There will only ever be 21 million Bitcoin. We’re not too far off—around 18 and a half million Bitcoin are already in circulation. But on the 15th of August, 2010, that limit was destroyed by one person who managed to exploit a flaw to produce 184 billion Bitcoin.
Let’s set the scene: back in 2010, Bitcoin peaked at around $0.3—so low, in fact, that in May that year someone spent 10,000 Bitcoin buying a single pizza, now worth over $110 million.
Clearly, Bitcoin wasn’t the cryptocurrency juggernaut it is today; like many new technologies, it experienced growing pains, one of which was a bug that generated billions of Bitcoin in a couple of transactions.
The value overflow incident
In August 2010, Bitcoin’s source code was exploited by someone who to this day remains anonymous. Enter block 74,638, the fateful block that created 184,467,440,737.09551616 Bitcoin, with two addresses receiving just over 92 billion Bitcoin each—92,233,720,368, to be specific.
The anomaly was quickly spotted on the Bitcoin Talk forum by Jeff Garzik, a Bitcoin developer who today is the CEO of Bloq.

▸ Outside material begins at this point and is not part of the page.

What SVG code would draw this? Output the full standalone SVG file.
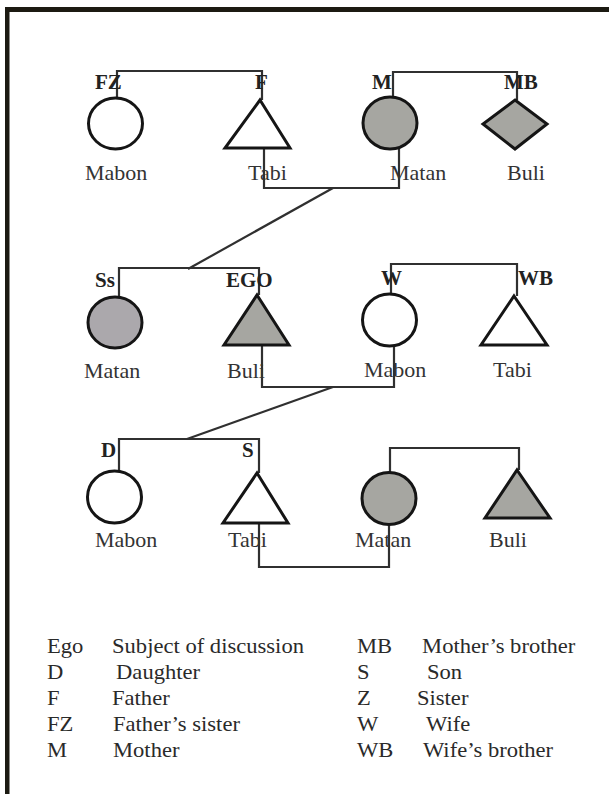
<svg xmlns="http://www.w3.org/2000/svg" width="609" height="794" viewBox="0 0 609 794">
<style>
.shape{stroke:#151515;stroke-width:3;stroke-linejoin:miter}
.open{fill:#ffffff}
.grey{fill:#a6a6a1}
.lav{fill:#aba8ac}
.conn{fill:none;stroke:#303030;stroke-width:2.2}
.lbl{font-family:"Liberation Serif","Times New Roman",serif;font-weight:bold;font-size:21px;fill:#222}
.name{font-family:"Liberation Serif","Times New Roman",serif;font-size:22px;fill:#333}
.leg{font-family:"Liberation Serif","Times New Roman",serif;font-size:20px;fill:#2a2a2a}
</style>
<rect x="0" y="0" width="609" height="794" fill="#ffffff"/>
<g id="frame">
<rect x="5" y="7" width="604" height="5" fill="#1c1a12"/>
<rect x="5" y="7" width="4.5" height="787" fill="#1c1a12"/>
</g>

<g id="connectors">
<polyline class="conn" points="117,98 117,71 262,71 262,100"/>
<polyline class="conn" points="393,97 393,72 517,72 517,100"/>
<polyline class="conn" points="264,148 264,188 399,188 399,149"/>
<line class="conn" x1="333" y1="188" x2="188" y2="269"/>
<polyline class="conn" points="119,297 119,268 259,268 259,295"/>
<polyline class="conn" points="391,294 391,264 517,264 517,296"/>
<polyline class="conn" points="262,345 262,387 394,387 394,346"/>
<line class="conn" x1="333" y1="387" x2="187" y2="439"/>
<polyline class="conn" points="119,471 119,439 259,439 259,473"/>
<polyline class="conn" points="390,473 390,448 519,448 519,470"/>
<polyline class="conn" points="259,523 259,567 389,567 389,524"/>
</g>

<g id="FZ">
<text class="lbl" x="95" y="89">FZ</text>
<ellipse class="shape open" cx="115.5" cy="123.5" rx="27" ry="25.5"/>
<text class="name" x="85" y="180">Mabon</text>
</g>
<g id="F">
<text class="lbl" x="255" y="89">F</text>
<polygon class="shape open" points="260,100 290,148 225,148"/>
<text class="name" x="248" y="180">Tabi</text>
</g>
<g id="M">
<text class="lbl" x="372" y="89">M</text>
<ellipse class="shape grey" cx="390" cy="123" rx="27" ry="26"/>
<text class="name" x="390" y="180">Matan</text>
</g>
<g id="MB">
<text class="lbl" x="504" y="89">MB</text>
<polygon class="shape grey" points="515,100 547,124 515,149 483,124"/>
<text class="name" x="507" y="180">Buli</text>
</g>

<g id="Ss">
<text class="lbl" x="95" y="287">Ss</text>
<ellipse class="shape lav" cx="115" cy="322.5" rx="27" ry="25.5"/>
<text class="name" x="84" y="378">Matan</text>
</g>
<g id="EGO">
<text class="lbl" x="226" y="287">EGO</text>
<polygon class="shape grey" points="257,295 289,345 224,345"/>
<text class="name" x="227" y="378">Buli</text>
</g>
<g id="W">
<text class="lbl" x="381" y="285">W</text>
<ellipse class="shape open" cx="389.5" cy="320" rx="27" ry="26"/>
<text class="name" x="364" y="377">Mabon</text>
</g>
<g id="WB">
<text class="lbl" x="518" y="285">WB</text>
<polygon class="shape open" points="514,296 547,345 481,345"/>
<text class="name" x="493" y="377">Tabi</text>
</g>

<g id="D">
<text class="lbl" x="101" y="457">D</text>
<ellipse class="shape open" cx="114.5" cy="497" rx="27" ry="26"/>
<text class="name" x="95" y="547">Mabon</text>
</g>
<g id="S">
<text class="lbl" x="242" y="457">S</text>
<polygon class="shape open" points="257,473 288,523 223,523"/>
<text class="name" x="228" y="547">Tabi</text>
</g>
<g id="Matan3">
<ellipse class="shape grey" cx="389" cy="498.5" rx="27" ry="26"/>
<text class="name" x="355" y="547">Matan</text>
</g>
<g id="Buli3">
<polygon class="shape grey" points="517,470 550,518 485,518"/>
<text class="name" x="489" y="547">Buli</text>
</g>

<g id="legend" transform="scale(1.13,1)">
<text class="leg" x="41.6" y="653">Ego</text>
<text class="leg" x="99.1" y="653">Subject of discussion</text>
<text class="leg" x="41.6" y="679">D</text>
<text class="leg" x="102.7" y="679">Daughter</text>
<text class="leg" x="41.6" y="705">F</text>
<text class="leg" x="99.1" y="705">Father</text>
<text class="leg" x="41.6" y="731">FZ</text>
<text class="leg" x="100" y="731">Father’s sister</text>
<text class="leg" x="41.6" y="757">M</text>
<text class="leg" x="100" y="757">Mother</text>
<text class="leg" x="315.9" y="653">MB</text>
<text class="leg" x="373.5" y="653">Mother’s brother</text>
<text class="leg" x="315.9" y="679">S</text>
<text class="leg" x="377.9" y="679">Son</text>
<text class="leg" x="315.9" y="705">Z</text>
<text class="leg" x="369" y="705">Sister</text>
<text class="leg" x="315.9" y="731">W</text>
<text class="leg" x="377" y="731">Wife</text>
<text class="leg" x="315.9" y="757">WB</text>
<text class="leg" x="374.3" y="757">Wife’s brother</text>
</g>
</svg>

The issue was termed an “overflow bug”; the code for checking Bitcoin transactions didn’t work if outputs were large enough that they overflowed when summed.
The bug that caused the “value overflow incident” was corrected very quickly. It took just five hours before a “soft fork” was rolled out, which reset the Bitcoin blockchain to before the bugged block and included code to reject output value overflow transactions.
A soft fork is a blockchain update. Since the Bitcoin community forked the state of the blockchain before the 184 billion Bitcoin was mined, that means that some blocks that were previously valid were turned into invalid blocks, removing them from the blockchain and restoring it to an earlier state.
The fork erased all transactions and mining that had been recorded on blocks that were produced after the bugged block. It also disposed of the 184 billion bugged Bitcoin. The update, Bitcoin patch 0.3.10, was implemented by Bitcoin’s pseudonymous creator, Satoshi Nakamoto himself (or herself, or themselves).
The rapid implementation of the patch was vital in keeping Bitcoin a viable cryptocurrency. 184 billion Bitcoin would have devalued the currency completely, leaving it at the mercy of the person holding the newly-minted Bitcoin. Even if the breach happened today, the amount of bugged Bitcoin would completely dwarf the current supply of the cryptocurrency, making any Bitcoin worthless.
Bitcoin also benefited from this exploit being patched close to its inception, since taking the Bitcoin network offline could be done without significant consequences.
Today, such a disruption would cause widespread chaos; trading would be heavily disrupted and any purchases that were made using Bitcoin would have been canceled. The very fact that a bug could enable the 21 million Bitcoin limit to be breached would also create shockwaves in the crypto community, likely causing the price of Bitcoin to collapse and fatally undermining confidence in the cryptocurrency.
What happened to Bitcoin’s price?
The exploit and subsequent soft fork didn’t dent the price of Bitcoin. Indeed, Bitcoin actually experienced a surge over 2010; its price increased by over 300% between the day of the patch and the end of the year (from $0.07 to $0.30). That Satoshi himself intervened, and did so so quickly, showed that Bitcoin was not as easily hackable as some might have assumed and built confidence in a concept which up to that point remained untested.
To this day, the person behind the exploit remains unknown, and due to the anonymous nature of the blockchain there is no way to trace them. Despite their anonymity, they are still a significant individual in the history of blockchain—quite possibly the first ever blockchain hacker.